Task to complete
Retype the lines beneath this one, from the first through the line containing "Chart.register(...registerables);". Pictures are left out.

Data extract

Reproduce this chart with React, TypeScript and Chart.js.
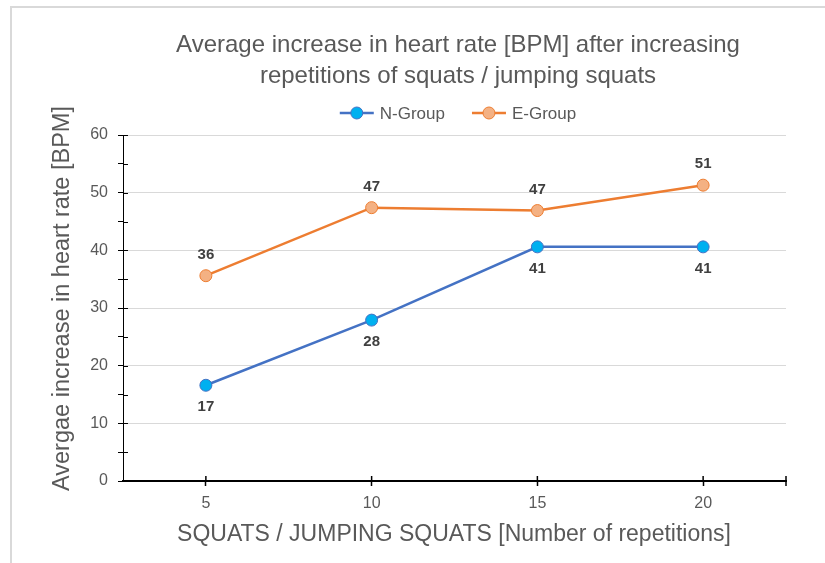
import React, { useEffect, useRef } from 'react';
import { Chart, registerables } from 'chart.js';

Chart.register(...registerables);

// ---- data ----
const repetitions = ['5', '10', '15', '20'];
const nGroupValues = [16.6, 27.9, 40.6, 40.6];
const eGroupValues = [35.6, 47.4, 46.9, 51.3];
const seriesNames = ['N-Group', 'E-Group'];
const yMin = 0;
const yMax = 60;
const yMajorStep = 10;
const yMinorStep = 5;
const titleLines = [
  'Average increase in heart rate [BPM] after increasing',
  'repetitions of squats / jumping squats',
];
const xAxisTitle = 'SQUATS / JUMPING SQUATS [Number of repetitions]';
const yAxisTitle = 'Avergae increase in heart rate [BPM]';

// ---- styles ----
const FONT = "'Liberation Sans', Arial, sans-serif";
const TEXT_GRAY = '#595959';
const LABEL_GRAY = '#404040';
const N_LINE = '#4472C4';
const N_FILL = '#00B0F0';
const E_LINE = '#ED7D31';
const E_FILL = '#F4B183';

const decorPlugin = {
  id: 'decor',
  beforeDatasetsDraw(chart: any) {
    const ctx = chart.ctx;
    const area = chart.chartArea;
    const ys = chart.scales.y;
    const xs = chart.scales.x;
    ctx.save();
    ctx.strokeStyle = '#000';
    ctx.lineWidth = 1;
    // y axis line
    const ax = Math.round(area.left) + 0.5;
    ctx.beginPath();
    ctx.moveTo(ax, area.top);
    ctx.lineTo(ax, area.bottom);
    ctx.stroke();
    // inner halves of y tick marks
    ys.ticks.forEach((t: any) => {
      const y = Math.round(ys.getPixelForValue(t.value)) + 0.5;
      ctx.beginPath();
      ctx.moveTo(area.left, y);
      ctx.lineTo(area.left + 5, y);
      ctx.stroke();
    });
    // inner halves of x tick marks + end tick
    ctx.lineWidth = 1.5;
    xs.ticks.forEach((_t: any, i: number) => {
      const x = xs.getPixelForTick(i);
      ctx.beginPath();
      ctx.moveTo(x, area.bottom);
      ctx.lineTo(x, area.bottom - 5);
      ctx.stroke();
    });
    ctx.beginPath();
    ctx.moveTo(area.right, area.bottom - 5);
    ctx.lineTo(area.right, area.bottom + 5);
    ctx.stroke();
    ctx.restore();
  },
  afterDatasetsDraw(chart: any) {
    const ctx = chart.ctx;
    ctx.save();
    ctx.font = `bold 15px ${FONT}`;
    ctx.fillStyle = LABEL_GRAY;
    ctx.textAlign = 'center';
    ctx.textBaseline = 'middle';
    chart.data.datasets.forEach((ds: any, di: number) => {
      const meta = chart.getDatasetMeta(di);
      const offset = di === 0 ? 22 : -21;
      meta.data.forEach((pt: any, i: number) => {
        ctx.fillText(String(Math.round(ds.data[i])), pt.x, pt.y + offset);
      });
    });
    ctx.restore();
  },
  afterDraw(chart: any) {
    const ctx = chart.ctx;
    const centerX = 458;
    ctx.save();
    // title
    ctx.fillStyle = TEXT_GRAY;
    ctx.textAlign = 'center';
    ctx.textBaseline = 'middle';
    ctx.font = `24px ${FONT}`;
    titleLines.forEach((line, i) => ctx.fillText(line, centerX, 45 + i * 31));

    // legend
    ctx.font = `17px ${FONT}`;
    const lineLen = 34;
    const gap = 6;
    const itemGap = 27;
    const widths = seriesNames.map((n) => ctx.measureText(n).width);
    const total = widths.reduce((a, w) => a + lineLen + gap + w, 0) + itemGap * (seriesNames.length - 1);
    let x = centerX - total / 2;
    const ly = 113;
    chart.data.datasets.forEach((ds: any, i: number) => {
      ctx.strokeStyle = ds.borderColor;
      ctx.lineWidth = 2.5;
      ctx.beginPath();
      ctx.moveTo(x, ly);
      ctx.lineTo(x + lineLen, ly);
      ctx.stroke();
      ctx.beginPath();
      ctx.arc(x + lineLen / 2, ly, 6, 0, Math.PI * 2);
      ctx.fillStyle = ds.pointBackgroundColor;
      ctx.fill();
      ctx.lineWidth = 1;
      ctx.strokeStyle = ds.pointBorderColor;
      ctx.stroke();
      ctx.fillStyle = TEXT_GRAY;
      ctx.textAlign = 'left';
      ctx.fillText(seriesNames[i], x + lineLen + gap, ly + 1);
      x += lineLen + gap + widths[i] + itemGap;
    });

    // axis titles
    ctx.textAlign = 'center';
    ctx.font = `23px ${FONT}`;
    ctx.fillText(xAxisTitle, 454, 535);
    ctx.save();
    ctx.translate(63, 298.5);
    ctx.rotate(-Math.PI / 2);
    ctx.font = `23.5px ${FONT}`;
    ctx.fillText(yAxisTitle, 0, 0);
    ctx.restore();
    ctx.restore();
  },
};

export default function App() {
  const canvasRef = useRef<HTMLCanvasElement | null>(null);

  useEffect(() => {
    if (!canvasRef.current) return;
    const chart = new Chart(canvasRef.current, {
      type: 'line',
      data: {
        labels: repetitions,
        datasets: [
          {
            label: seriesNames[0],
            data: nGroupValues,
            borderColor: N_LINE,
            borderWidth: 2.5,
            pointBackgroundColor: N_FILL,
            pointBorderColor: N_LINE,
            pointBorderWidth: 1,
            pointRadius: 6,
            tension: 0,
          },
          {
            label: seriesNames[1],
            data: eGroupValues,
            borderColor: E_LINE,
            borderWidth: 2.5,
            pointBackgroundColor: E_FILL,
            pointBorderColor: E_LINE,
            pointBorderWidth: 1,
            pointRadius: 6,
            tension: 0,
          },
        ],
      },
      options: {
        responsive: false,
        animation: false,
        layout: { padding: { top: 135, right: 39, left: 0, bottom: 0 } },
        plugins: {
          legend: { display: false },
          title: { display: false },
          tooltip: { enabled: false },
        },
        scales: {
          x: {
            type: 'category',
            offset: true,
            afterFit: (s: any) => {
              s.height = 82;
            },
            grid: {
              display: true,
              drawOnChartArea: false,
              drawTicks: true,
              tickLength: 5,
              tickColor: '#000',
              tickWidth: 1.5,
              offset: false,
            },
            border: { display: true, color: '#000', width: 2 },
            ticks: {
              color: TEXT_GRAY,
              font: { family: FONT, size: 16 },
              padding: 8,
              maxRotation: 0,
            },
          },
          y: {
            type: 'linear',
            min: yMin,
            max: yMax,
            afterFit: (s: any) => {
              s.width = 123;
            },
            grid: {
              color: (c: any) =>
                c.tick && c.tick.value % yMajorStep === 0 ? '#d9d9d9' : 'rgba(0,0,0,0)',
              lineWidth: 1,
              drawTicks: true,
              tickLength: 5,
              tickColor: '#000',
              tickWidth: 1,
            },
            border: { display: true, color: '#000', width: 1 },
            ticks: {
              stepSize: yMinorStep,
              autoSkip: false,
              color: TEXT_GRAY,
              font: { family: FONT, size: 16 },
              padding: 10,
              callback: (v: any) => (Number(v) % yMajorStep === 0 ? String(v) : ''),
            },
          },
        },
      },
      plugins: [decorPlugin],
    });
    return () => chart.destroy();
  }, []);

  return (
    <div
      style={{
        position: 'fixed',
        left: 0,
        top: 0,
        width: 825,
        height: 563,
        overflow: 'hidden',
        background: '#fff',
      }}
    >
      <div
        style={{
          position: 'absolute',
          left: 10,
          top: 6,
          width: 900,
          height: 600,
          border: '2px solid #d9d9d9',
          boxSizing: 'border-box',
        }}
      />
      <canvas
        ref={canvasRef}
        width={825}
        height={563}
        style={{ position: 'absolute', left: 0, top: 0, width: 825, height: 563 }}
      />
    </div>
  );
}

Exercise answer
Reproduce this chart with React, TypeScript and Chart.js.
import React, { useEffect, useRef } from 'react';
import { Chart, registerables } from 'chart.js';

Chart.register(...registerables);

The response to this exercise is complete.